TLDR: Code review recommendation tools are boring—so why should you read this post? You don’t have to! Just know these tools are imperfect, like us humans. If you’re curious but don’t feel like reading, you can listen to the podcast and explore the mind map from our paper linked below.
- https://farshad-kazemi.me/characterizing-the-prevalence-distribution-and-duration-of-stale-reviewer-recommendations/
- https://farshad-kazemi.me/exploring-the-notion-of-risk-in-code-reviewer-recommendation/
I’ve always been a fan of practical things—whether it’s warm socks for a freezing Canadian winter or a system (some might call an LLM) to make our dumb digital assistants smarter. In my PhD, I followed that same rule, with a bit of criticism. I looked into code review recommendation tools and why they aren’t as widely used as research suggests they should be.

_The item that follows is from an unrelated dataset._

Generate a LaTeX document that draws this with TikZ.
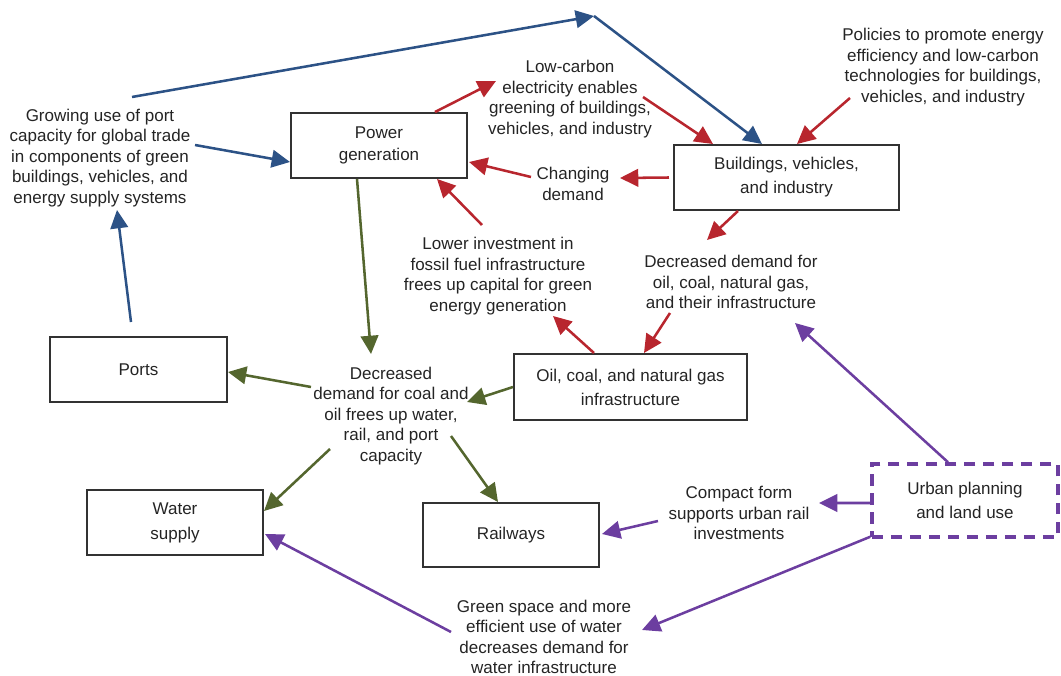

I started by noticing how defect-proneness is often ignored when recommending reviewers for a change. That clearly affects the usefulness of the suggestions. We proposed a framework that adapts to the project’s risk tolerance and the change’s defect-proneness. We presented this at ICSME 2022. You can read the full paper and try it yourself at: https://rebels.cs.uwaterloo.ca/papers/icsme2022_kazemi.pdf
Next, we noticed that while some code reviewers consider the history of developers’ contributions, as they take into account multiple aspects of users’ behaviour, they still produce stale recommendations, i.e., recommending developers who are no longer actively contributing to a project. As we became more concerned with this issue, we noticed that some of the recommended reviewers are no longer active. Yet, they continue to be suggested because they were the only authors in some of the files or made noticable contributions to the project during their tenure. We published our findings in the TSE journal and presented them at ICSE 2025. A detailed report of our study is available at https://rebels.cs.uwaterloo.ca/papers/tse2024_kazemi.pdf.
Finally, we studied code review generation tools—both BERT-based and LLM-based. We evaluated them quantitatively and qualitatively, especially in how they ask questions, a key part of reviewing. This work is still under review, and I’ll update this post once it’s published.